Have you ever noticed that once you get to know someone you are no longer aware of the difference that you originally saw with your eyes? I recall going back to college when I was a young mother. We lived in Birmingham and since I had left school, times had changed and I was now in an integrated population.

I always thought racial divide was stupid in the first place, so I was very comfortable with my new world. There was a young lady that had every class with me since we had the same major. We became fast friends.

She and I were walking across the quadrangle on a very hot spring day rushing to our next class. She was drinking a coke in a bottle as we walked.

“Can I have a sip?”, I asked as I grabbed it out of her hand. Since she had not offered to share, I laughingly said as I took the sip, “How rude are you anyway?!”

She stopped dead still as I walked on with her Coke and babbling. Took me a minute before I realized she wasn’t at my side.

“Gloria, come on we are going to be late!”

She was still not moving and staring after me.

“I am sorry I took your drink; I was just kidding!”

“No, Lynn, that’s not it. You drank after me!” she said with tears brimming in her eyes.

“I don’t understand, are you sick?” I questioned.

“No, I am black!”

With all the emotion that was happening between us at the moment, God gave me the perfect response, “Gee, I hadn’t noticed.” She cried all the way to class as I put my arm around her.

I really had forgotten that she was different than myself. Her color was the only difference. What lay beneath her skin was a beautiful girl that was simply “my friend.”

How many times have we seen a handicapped person, a poor person, an elderly person or even an unattractive person and avoided contact because they made us uncomfortable?

How many times have we been afraid of a person, because they just didn’t “look right?” How many times have we passed by a person that could have used our help? How many times have our eyes failed us?

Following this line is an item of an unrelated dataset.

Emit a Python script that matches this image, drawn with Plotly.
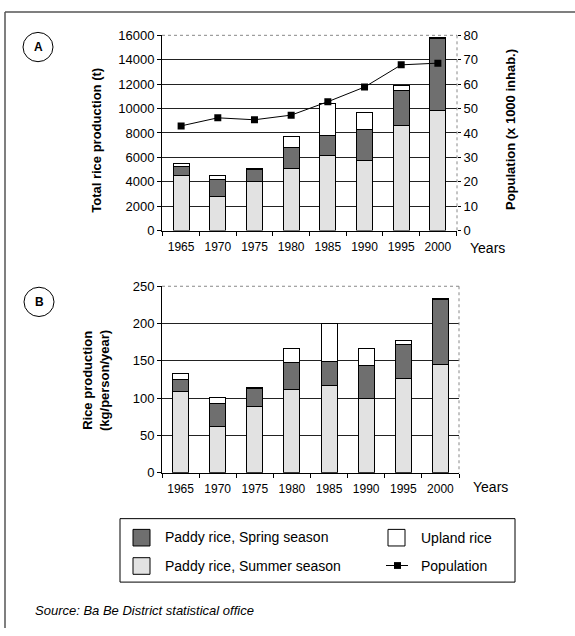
import plotly.graph_objects as go

W, H = 575, 636

years = ["1965", "1970", "1975", "1980", "1985", "1990", "1995", "2000"]

# Panel A: total rice production (t)
a_summer = [4550, 2800, 4020, 5090, 6120, 5780, 8600, 9880]
a_spring = [670, 1400, 990, 1730, 1650, 2530, 2900, 5830]
a_upland = [290, 350, 60, 850, 2610, 1330, 400, 80]
population = [42.9, 46.2, 45.4, 47.3, 52.8, 58.8, 67.9, 68.6]

# Panel B: rice production per person (kg/person/year)
b_summer = [109, 62, 89, 112, 117, 99, 126, 145.5]
b_spring = [15.6, 31.2, 23.8, 35.6, 32, 44.3, 45.6, 86.7]
b_upland = [8.2, 7.8, 0.9, 19.6, 50.5, 22.7, 5.2, 0.8]

C_SUMMER = "#e2e2e2"
C_SPRING = "#6f6f6f"
C_UPLAND = "#ffffff"
FONT = "Liberation Sans, Arial, sans-serif"


def px(x):
    return x / W


def py(y):
    return 1 - y / H


A_X = [162, 457]
A_Y = [29, 229]
B_X = [162, 459]
B_Y = [286, 477]

fig = go.Figure()

bar_line = dict(color="black", width=1)
for xa, ya, vals in [("x", "y", (a_summer, a_spring, a_upland)),
                     ("x3", "y3", (b_summer, b_spring, b_upland))]:
    for v, c, n in zip(vals, [C_SUMMER, C_SPRING, C_UPLAND],
                       ["Paddy rice, Summer season", "Paddy rice, Spring season", "Upland rice"]):
        fig.add_trace(go.Bar(x=years, y=v, name=n, marker=dict(color=c, line=bar_line),
                             xaxis=xa, yaxis=ya, showlegend=False))

fig.add_trace(go.Scatter(x=years, y=population, name="Population", mode="lines+markers",
                         line=dict(color="black", width=1),
                         marker=dict(symbol="square", size=7, color="black"),
                         xaxis="x", yaxis="y2", showlegend=False))

xcommon = dict(type="category", showline=True, linecolor="black", linewidth=1,
               ticks="outside", tickson="boundaries", ticklen=4, tickcolor="black",
               tickfont=dict(size=12, color="black"), showgrid=False, ticklabelstandoff=5)
ycommon = dict(showline=True, linecolor="black", linewidth=1, ticks="outside", ticklen=4,
               tickcolor="black", tickfont=dict(size=13, color="black"), tickformat="d",
               showgrid=True, gridcolor="#222222", gridwidth=1, zeroline=False)

fig.update_layout(
    width=W, height=H, margin=dict(l=0, r=0, t=0, b=0),
    paper_bgcolor="white", plot_bgcolor="white",
    font=dict(family=FONT, color="black"),
    barmode="stack", bargap=0.57, showlegend=False,
    xaxis=dict(domain=[px(A_X[0]), px(A_X[1])], anchor="y", **xcommon),
    yaxis=dict(domain=[py(A_Y[1]), py(A_Y[0])], anchor="x", range=[0, 16000], dtick=2000, **ycommon),
    yaxis2=dict(overlaying="y", side="right", anchor="x", range=[0, 80], dtick=10,
                showgrid=False, showline=False, ticks="outside", ticklen=3, tickcolor="black",
                tickfont=dict(size=13, color="black"), zeroline=False),
    xaxis3=dict(domain=[px(B_X[0]), px(B_X[1])], anchor="y3", **xcommon),
    yaxis3=dict(domain=[py(B_Y[1]), py(B_Y[0])], anchor="x3", range=[0, 250], dtick=50, **ycommon),
)

shapes = []
# dotted top/right plot borders
for (x0, x1), (y0, y1) in [(A_X, A_Y), (B_X, B_Y)]:
    shapes.append(dict(type="line", xref="paper", yref="paper", x0=px(x0), x1=px(x1), y0=py(y0), y1=py(y0),
                       line=dict(color="#888888", width=1, dash="dot"), layer="above"))
    shapes.append(dict(type="line", xref="paper", yref="paper", x0=px(x1), x1=px(x1), y0=py(y0), y1=py(y1),
                       line=dict(color="#888888", width=1, dash="dot"), layer="above"))
# outer frame (left & top)
shapes.append(dict(type="line", xref="paper", yref="paper", x0=px(5), x1=px(5), y0=py(5), y1=py(636),
                   line=dict(color="#555555", width=1.5)))
shapes.append(dict(type="line", xref="paper", yref="paper", x0=px(5), x1=px(575), y0=py(5), y1=py(5),
                   line=dict(color="#555555", width=1.5)))
# panel circles
for cx, cy in [(38, 41), (39, 302)]:
    shapes.append(dict(type="circle", xref="paper", yref="paper", x0=px(cx - 15), x1=px(cx + 15),
                       y0=py(cy + 15), y1=py(cy - 15), line=dict(color="black", width=1)))
# legend box
shapes.append(dict(type="rect", xref="paper", yref="paper", x0=px(120), x1=px(515), y0=py(589), y1=py(524),
                   line=dict(color="black", width=1)))
for (x0, y0, c) in [(133, 535, C_SPRING), (133, 564, C_SUMMER), (388, 535, C_UPLAND)]:
    shapes.append(dict(type="rect", xref="paper", yref="paper", x0=px(x0), x1=px(x0 + 17),
                       y0=py(y0 + 17), y1=py(y0), fillcolor=c, line=dict(color="black", width=1)))
shapes.append(dict(type="line", xref="paper", yref="paper", x0=px(386), x1=px(408), y0=py(572), y1=py(572),
                   line=dict(color="black", width=1)))
shapes.append(dict(type="rect", xref="paper", yref="paper", x0=px(394), x1=px(401), y0=py(575.5), y1=py(568.5),
                   fillcolor="black", line=dict(color="black", width=0)))
fig.update_layout(shapes=shapes)

ann = []


def text(x, y, s, size=13, bold=False, italic=False, angle=0, xanchor="center"):
    if bold:
        s = "<b>" + s + "</b>"
    if italic:
        s = "<i>" + s + "</i>"
    ann.append(dict(x=px(x), y=py(y), xref="paper", yref="paper", text=s, showarrow=False,
                    textangle=angle, xanchor=xanchor, yanchor="middle",
                    font=dict(size=size, color="black", family=FONT)))


text(38, 41, "A", size=12, bold=True)
text(39, 302, "B", size=12, bold=True)
text(97, 137, "Total rice production (t)", bold=True, angle=-90)
text(510, 126, "Population (x 1000 inhab.)", bold=True, angle=-90)
text(468, 247, "Years", size=14, xanchor="left")
text(96, 383, "Rice production<br>(kg/person/year)", bold=True, angle=-90)
text(471, 492, "Years", size=14, xanchor="left")
text(163, 543, "Paddy rice, Spring season", size=14, xanchor="left")
text(163, 572, "Paddy rice, Summer season", size=14, xanchor="left")
text(419, 544, "Upland rice", size=14, xanchor="left")
text(419, 572, "Population", size=14, xanchor="left")
text(33, 618, "Source: Ba Be District statistical office", size=13, italic=True, xanchor="left")
fig.update_layout(annotations=ann)

fig.write_html("out.html", config={"displayModeBar": False},
               post_script="document.body.style.margin='0';")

The elderly are only elderly because the body that carries their spirit has aged. What is inside is the same person that was 18 once. But how do we treat them? Do we take the time to talk to the 18 year old or do we simply stop the conversing when we view them with our eyes?

There is a story about an old, poor man of mixed races walking down a crowded sidewalk. As people approached him, they made a wide arc around him to avoid contact.

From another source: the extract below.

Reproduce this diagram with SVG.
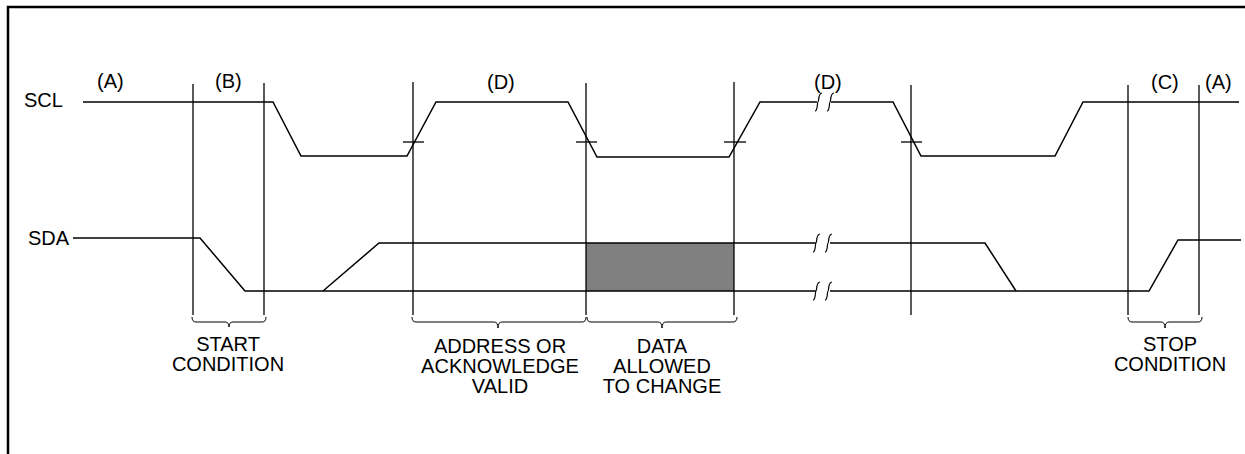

A young man with a cane was strolling toward the old man. The old man looked up to see him coming just as the young man slightly bumped into him, causing the old man to drop his little brown bag.

“I am so sorry, sir. I can see a little but didn’t see you there. Let me help you pick things up the best I can.”

The old man responded as he helped the young man to his feet, “Thank you so much for trying to help me, what is your name?”

“My name is David, sir, what is yours?”

The old man stood tall and when he did the people stopped to look as the old man was now a striking young man! He then touched the eyes of David and said, “My name is … God.”

Sometimes we miss golden opportunities because we have judged with our eyes.

My granddaughter is now 10. She is still my best friend, but now thinks I am older than I really am!! She teases me about it a lot.

When I visit her I always lay down with her in the dark of the night. She cannot see and that is when she and I talk and she tells me everything about her world. You see, in the dark, she cannot see that I am just … 10.

Lynn Walker Gendusa is a former LaGrange resident who currently resides in Roswell.